- [GIVEN INSTRUCTION] Read the lines below. Copy out any that hold the string "matplotlib".

- [RAW DATA]
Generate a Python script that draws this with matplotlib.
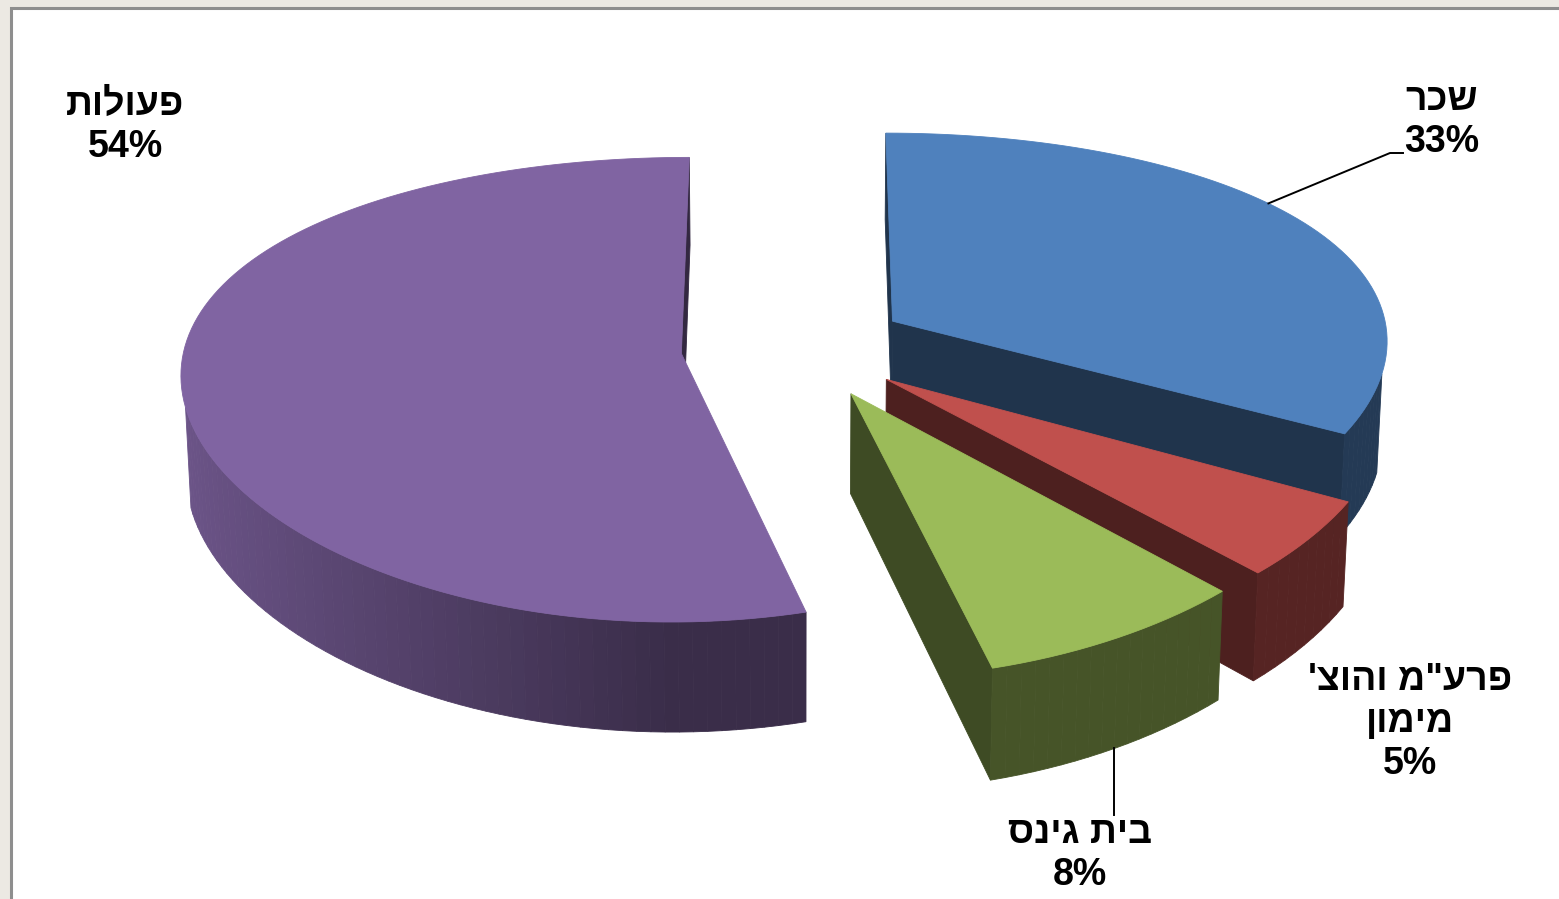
import numpy as np
import matplotlib
matplotlib.use('Agg')
import matplotlib.pyplot as plt
from matplotlib.patches import Polygon, Rectangle
from matplotlib.colors import to_rgb

# data (clockwise from 12 o'clock)
categories = ['שכר', 'פרע"מ והוצ\' מימון', 'בית גינס', 'פעולות']
label_lines = [['שכר'], ['פרע"מ והוצ\'', 'מימון'], ['בית גינס'], ['פעולות']]
values = [33, 5, 8, 54]
pct_labels = ['33%', '5%', '8%', '54%']
colors = ['#4F81BD', '#C0504D', '#9BBB59', '#8064A2']
explode = [0.23, 0.23, 0.23, 0.23]

# 3d view settings
PHI = np.radians(26.7)     # elevation
DIST = 5.76                # camera distance (pie radius = 1)
SCALE_X = 497              # px per radius
SCALE_Y = 500
XCAM = 0.0
ORIGIN = (795, 347)
THICK = 0.222
CAM = np.array([XCAM, -DIST * np.cos(PHI), DIST * np.sin(PHI)])

FONT = ['Liberation Sans', 'DejaVu Sans']


def project(x, y, z):
    # excel-like perspective: full on depth, softened sideways
    v = y * np.sin(PHI) + z * np.cos(PHI)
    d = y * np.cos(PHI) - z * np.sin(PHI)
    f = DIST / (DIST + d)
    X = XCAM + (x - XCAM) * np.sqrt(f)
    return ORIGIN[0] + SCALE_X * X, ORIGIN[1] - SCALE_Y * v * f


def depth(p):
    return p[1] * np.cos(PHI) - p[2] * np.sin(PHI)


def shade(c, k):
    r, g, b = to_rgb(c)
    return (r * k, g * k, b * k)


def rtl(s):
    return s[::-1]


fig = plt.figure(figsize=(15.59, 8.99), dpi=100)
fig.patch.set_facecolor('#ECE9E3')
ax = fig.add_axes([0, 0, 1, 1])
ax.set_xlim(0, 1559)
ax.set_ylim(899, 0)
ax.axis('off')

# chart area frame
ax.add_patch(Rectangle((11, 8), 1600, 1000, facecolor='white',
                       edgecolor='#8E8E8E', lw=2.2, zorder=0))

total = float(sum(values))
bounds = np.cumsum([0] + values) / total * 360.0

slices = []
for i in range(len(values)):
    a1, a2 = bounds[i], bounds[i + 1]
    mid = np.radians((a1 + a2) / 2)
    ox, oy = explode[i] * np.sin(mid), explode[i] * np.cos(mid)
    slices.append((i, np.radians(a1), np.radians(a2), ox, oy))

# farthest slice first
slices.sort(key=lambda s: -depth((s[3], s[4], 0)))

for i, t1, t2, ox, oy in slices:
    col = colors[i]
    n = max(int((t2 - t1) / np.radians(1.5)), 4)
    ts = np.linspace(t1, t2, n)
    top = [(ox + np.sin(t), oy + np.cos(t), 0.0) for t in ts]
    bot = [(ox + np.sin(t), oy + np.cos(t), -THICK) for t in ts]
    faces = []
    # outer curved side
    for j in range(n - 1):
        tm = (ts[j] + ts[j + 1]) / 2
        nrm = np.array([np.sin(tm), np.cos(tm), 0])
        p = np.array([ox + np.sin(tm), oy + np.cos(tm), -THICK / 2])
        if np.dot(nrm, CAM - p) > 0:
            k = 0.45 + 0.4 * max(0.0, -nrm[0])
            faces.append((depth(p), [top[j], top[j + 1], bot[j + 1], bot[j]], shade(col, k)))
    # radial cut faces
    for t, nrm in ((t1, np.array([-np.cos(t1), np.sin(t1), 0])),
                   (t2, np.array([np.cos(t2), -np.sin(t2), 0]))):
        e = (ox + np.sin(t), oy + np.cos(t))
        p = np.array([(ox + e[0]) / 2, (oy + e[1]) / 2, -THICK / 2])
        if np.dot(nrm, CAM - p) > 0:
            quad = [(ox, oy, 0.0), (e[0], e[1], 0.0), (e[0], e[1], -THICK), (ox, oy, -THICK)]
            faces.append((depth(p), quad, shade(col, 0.4)))
    faces.sort(key=lambda f: -f[0])
    for _, pts, fc in faces:
        xy = [project(*q) for q in pts]
        ax.add_patch(Polygon(xy, closed=True, facecolor=fc, edgecolor=fc, lw=0.6, zorder=2))
    xy = [project(ox, oy, 0.0)] + [project(*q) for q in top]
    ax.add_patch(Polygon(xy, closed=True, facecolor=col, edgecolor=col, lw=0.6, zorder=2))

# labels
label_pos = {0: (1442, 100), 1: (1410, 680), 2: (1080, 833), 3: (125, 105)}
line_gap = 42
for i in range(len(values)):
    x0, y0 = label_pos[i]
    lines = [rtl(s) for s in label_lines[i]] + [pct_labels[i]]
    for j, s in enumerate(lines):
        ax.text(x0, y0 + j * line_gap, s, ha='center', va='center', fontsize=27,
                fontweight='bold', family=FONT, color='black', zorder=5)

# leader lines
mid0 = np.radians((bounds[0] + bounds[1]) / 2)
ex, ey = explode[0] * np.sin(mid0), explode[0] * np.cos(mid0)
sx, sy = project(ex + np.sin(mid0 - 0.1), ey + np.cos(mid0 - 0.1), 0.0)
ax.plot([sx, 1390, 1403], [sy, 153, 153], color='black', lw=1.4, zorder=4)

mid2 = np.radians((bounds[2] + bounds[3]) / 2)
ex, ey = explode[2] * np.sin(mid2), explode[2] * np.cos(mid2)
gx, gy = project(ex + np.sin(mid2), ey + np.cos(mid2), -THICK)
ax.plot([gx, gx], [gy, 815], color='black', lw=1.4, zorder=4)

fig.savefig('out.png', dpi=100, facecolor=fig.get_facecolor())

- [SOLUTION TO THIS EXERCISE]
Generate a Python script that draws this with matplotlib.
import matplotlib
matplotlib.use('Agg')
import matplotlib.pyplot as plt
from matplotlib.patches import Polygon, Rectangle
from matplotlib.colors import to_rgb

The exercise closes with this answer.